## begin

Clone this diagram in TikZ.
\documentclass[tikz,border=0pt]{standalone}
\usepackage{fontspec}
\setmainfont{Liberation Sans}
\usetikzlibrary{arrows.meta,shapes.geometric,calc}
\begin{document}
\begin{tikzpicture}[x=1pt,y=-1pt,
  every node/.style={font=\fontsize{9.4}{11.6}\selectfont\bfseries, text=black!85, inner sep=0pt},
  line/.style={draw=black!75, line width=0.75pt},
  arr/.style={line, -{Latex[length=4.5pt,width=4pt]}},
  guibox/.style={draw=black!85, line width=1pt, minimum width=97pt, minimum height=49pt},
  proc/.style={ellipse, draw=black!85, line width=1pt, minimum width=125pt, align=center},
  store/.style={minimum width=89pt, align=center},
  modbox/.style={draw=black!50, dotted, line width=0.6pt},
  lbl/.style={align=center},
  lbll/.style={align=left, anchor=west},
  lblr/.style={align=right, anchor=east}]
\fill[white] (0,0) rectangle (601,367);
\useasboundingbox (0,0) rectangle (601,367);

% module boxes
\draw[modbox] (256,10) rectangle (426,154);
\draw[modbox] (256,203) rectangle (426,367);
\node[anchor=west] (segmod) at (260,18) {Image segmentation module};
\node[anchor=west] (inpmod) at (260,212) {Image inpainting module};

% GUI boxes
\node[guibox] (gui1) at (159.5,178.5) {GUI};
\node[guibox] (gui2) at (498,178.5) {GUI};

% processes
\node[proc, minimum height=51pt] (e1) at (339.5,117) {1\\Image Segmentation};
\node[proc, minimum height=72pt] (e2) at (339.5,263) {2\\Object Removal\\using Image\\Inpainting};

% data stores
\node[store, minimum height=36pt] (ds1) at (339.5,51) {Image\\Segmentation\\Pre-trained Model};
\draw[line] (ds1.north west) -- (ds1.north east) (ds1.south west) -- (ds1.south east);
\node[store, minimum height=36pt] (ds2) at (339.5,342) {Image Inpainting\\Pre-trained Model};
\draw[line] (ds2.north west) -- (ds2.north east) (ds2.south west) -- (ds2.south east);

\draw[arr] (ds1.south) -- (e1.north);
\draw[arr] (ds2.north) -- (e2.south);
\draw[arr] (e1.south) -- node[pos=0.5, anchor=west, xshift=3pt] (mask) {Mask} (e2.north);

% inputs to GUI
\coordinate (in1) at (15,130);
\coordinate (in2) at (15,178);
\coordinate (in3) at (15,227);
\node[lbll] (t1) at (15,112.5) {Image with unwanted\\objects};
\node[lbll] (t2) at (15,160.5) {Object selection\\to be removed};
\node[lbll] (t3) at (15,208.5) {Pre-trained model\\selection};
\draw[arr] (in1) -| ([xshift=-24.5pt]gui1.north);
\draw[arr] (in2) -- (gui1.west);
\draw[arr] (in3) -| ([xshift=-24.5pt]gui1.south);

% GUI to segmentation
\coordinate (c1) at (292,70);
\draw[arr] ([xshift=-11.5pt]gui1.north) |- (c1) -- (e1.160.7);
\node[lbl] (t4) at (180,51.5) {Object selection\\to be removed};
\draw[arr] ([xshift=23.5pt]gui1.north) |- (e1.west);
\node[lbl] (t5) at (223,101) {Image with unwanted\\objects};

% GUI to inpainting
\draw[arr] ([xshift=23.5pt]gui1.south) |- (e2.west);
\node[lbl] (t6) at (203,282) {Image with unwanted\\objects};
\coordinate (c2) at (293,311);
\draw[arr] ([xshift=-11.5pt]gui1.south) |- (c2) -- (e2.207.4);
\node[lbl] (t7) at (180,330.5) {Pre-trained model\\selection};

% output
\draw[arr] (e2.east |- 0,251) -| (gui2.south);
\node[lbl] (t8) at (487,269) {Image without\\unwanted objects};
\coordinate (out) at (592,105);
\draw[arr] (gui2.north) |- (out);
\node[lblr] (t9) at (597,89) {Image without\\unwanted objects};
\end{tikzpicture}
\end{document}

## end
## begin

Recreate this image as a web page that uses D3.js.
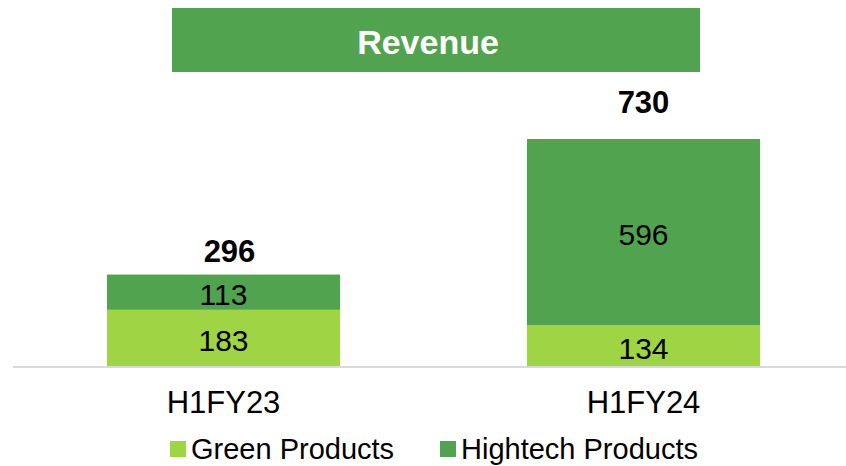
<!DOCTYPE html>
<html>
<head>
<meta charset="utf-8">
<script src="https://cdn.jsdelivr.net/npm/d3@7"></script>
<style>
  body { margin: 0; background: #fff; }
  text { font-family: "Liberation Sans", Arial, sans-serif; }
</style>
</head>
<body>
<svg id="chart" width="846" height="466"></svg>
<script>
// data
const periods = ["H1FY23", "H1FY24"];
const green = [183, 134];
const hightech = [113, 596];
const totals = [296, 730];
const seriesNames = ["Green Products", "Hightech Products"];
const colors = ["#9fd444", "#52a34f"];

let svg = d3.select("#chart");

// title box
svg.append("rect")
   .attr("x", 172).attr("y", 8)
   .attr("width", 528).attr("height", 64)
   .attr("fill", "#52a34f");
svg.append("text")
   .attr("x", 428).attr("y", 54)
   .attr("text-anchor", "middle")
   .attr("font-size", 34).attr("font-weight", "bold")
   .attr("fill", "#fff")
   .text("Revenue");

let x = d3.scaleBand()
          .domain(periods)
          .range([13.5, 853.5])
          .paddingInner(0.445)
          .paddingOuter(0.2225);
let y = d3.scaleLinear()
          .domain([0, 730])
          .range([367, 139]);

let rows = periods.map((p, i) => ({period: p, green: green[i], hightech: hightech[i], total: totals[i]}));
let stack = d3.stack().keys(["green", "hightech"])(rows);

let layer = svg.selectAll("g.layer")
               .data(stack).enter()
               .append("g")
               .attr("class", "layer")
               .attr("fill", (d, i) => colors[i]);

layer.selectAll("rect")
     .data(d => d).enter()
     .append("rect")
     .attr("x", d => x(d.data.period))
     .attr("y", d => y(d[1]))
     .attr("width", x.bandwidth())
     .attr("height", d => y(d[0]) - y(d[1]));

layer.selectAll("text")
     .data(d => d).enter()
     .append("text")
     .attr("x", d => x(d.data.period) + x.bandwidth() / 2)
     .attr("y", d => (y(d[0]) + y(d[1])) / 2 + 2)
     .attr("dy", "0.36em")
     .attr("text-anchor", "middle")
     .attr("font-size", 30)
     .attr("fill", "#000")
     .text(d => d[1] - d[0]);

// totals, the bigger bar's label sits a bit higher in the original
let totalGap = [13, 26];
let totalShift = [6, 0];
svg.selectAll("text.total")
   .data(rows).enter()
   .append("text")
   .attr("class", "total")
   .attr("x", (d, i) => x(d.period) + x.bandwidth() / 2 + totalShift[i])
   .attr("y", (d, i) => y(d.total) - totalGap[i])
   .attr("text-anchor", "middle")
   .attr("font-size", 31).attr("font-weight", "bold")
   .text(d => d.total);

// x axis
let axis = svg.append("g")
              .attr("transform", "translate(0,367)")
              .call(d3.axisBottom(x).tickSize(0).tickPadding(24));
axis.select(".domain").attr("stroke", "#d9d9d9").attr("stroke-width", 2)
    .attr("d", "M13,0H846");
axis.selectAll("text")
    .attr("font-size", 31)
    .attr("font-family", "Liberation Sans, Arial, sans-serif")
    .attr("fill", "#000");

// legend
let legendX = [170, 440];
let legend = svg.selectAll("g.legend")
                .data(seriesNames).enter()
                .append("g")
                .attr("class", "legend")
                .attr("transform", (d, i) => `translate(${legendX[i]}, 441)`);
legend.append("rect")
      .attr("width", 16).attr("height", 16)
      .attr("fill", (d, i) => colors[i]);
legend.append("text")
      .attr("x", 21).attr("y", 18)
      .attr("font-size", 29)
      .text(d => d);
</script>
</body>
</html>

## end
## begin

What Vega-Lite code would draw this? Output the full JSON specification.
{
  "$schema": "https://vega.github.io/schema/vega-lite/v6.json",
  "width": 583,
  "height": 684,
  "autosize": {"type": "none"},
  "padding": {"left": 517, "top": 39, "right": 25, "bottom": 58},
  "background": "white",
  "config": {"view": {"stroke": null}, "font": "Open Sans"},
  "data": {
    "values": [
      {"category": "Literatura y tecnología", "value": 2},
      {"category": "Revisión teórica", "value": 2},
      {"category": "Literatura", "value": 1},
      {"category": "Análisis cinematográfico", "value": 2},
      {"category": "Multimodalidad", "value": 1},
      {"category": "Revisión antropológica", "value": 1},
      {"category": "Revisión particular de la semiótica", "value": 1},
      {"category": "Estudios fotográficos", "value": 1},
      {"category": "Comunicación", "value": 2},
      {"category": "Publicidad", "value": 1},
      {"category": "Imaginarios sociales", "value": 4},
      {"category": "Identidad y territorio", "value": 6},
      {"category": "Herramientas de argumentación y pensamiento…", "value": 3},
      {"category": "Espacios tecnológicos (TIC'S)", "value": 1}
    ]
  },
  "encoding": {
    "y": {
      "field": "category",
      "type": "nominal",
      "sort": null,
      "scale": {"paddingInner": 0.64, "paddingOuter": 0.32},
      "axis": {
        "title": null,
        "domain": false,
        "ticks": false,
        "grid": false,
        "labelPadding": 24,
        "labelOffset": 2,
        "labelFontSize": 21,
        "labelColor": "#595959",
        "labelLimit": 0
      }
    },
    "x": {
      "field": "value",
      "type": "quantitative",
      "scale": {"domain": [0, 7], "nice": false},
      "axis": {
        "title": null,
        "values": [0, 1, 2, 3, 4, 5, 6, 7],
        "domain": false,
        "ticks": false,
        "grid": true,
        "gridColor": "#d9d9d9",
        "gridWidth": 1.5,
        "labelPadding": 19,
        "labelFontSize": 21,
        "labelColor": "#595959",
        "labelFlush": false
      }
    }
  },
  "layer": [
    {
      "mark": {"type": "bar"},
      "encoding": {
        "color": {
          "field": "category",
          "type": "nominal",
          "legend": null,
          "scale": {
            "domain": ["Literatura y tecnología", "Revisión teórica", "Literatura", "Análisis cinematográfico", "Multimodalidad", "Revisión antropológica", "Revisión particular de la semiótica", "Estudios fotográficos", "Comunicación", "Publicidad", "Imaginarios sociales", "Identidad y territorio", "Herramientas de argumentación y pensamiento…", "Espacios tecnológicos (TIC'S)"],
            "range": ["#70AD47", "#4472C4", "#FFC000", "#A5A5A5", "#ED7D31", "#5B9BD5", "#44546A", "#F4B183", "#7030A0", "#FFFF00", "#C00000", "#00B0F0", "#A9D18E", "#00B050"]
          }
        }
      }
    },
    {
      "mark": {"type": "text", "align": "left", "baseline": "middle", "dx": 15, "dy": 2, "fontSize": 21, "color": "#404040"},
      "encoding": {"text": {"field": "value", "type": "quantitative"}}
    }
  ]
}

## end

Stated problem - Look through the material above and work out how many of its lines contain "this". State the number only.

Full output - 3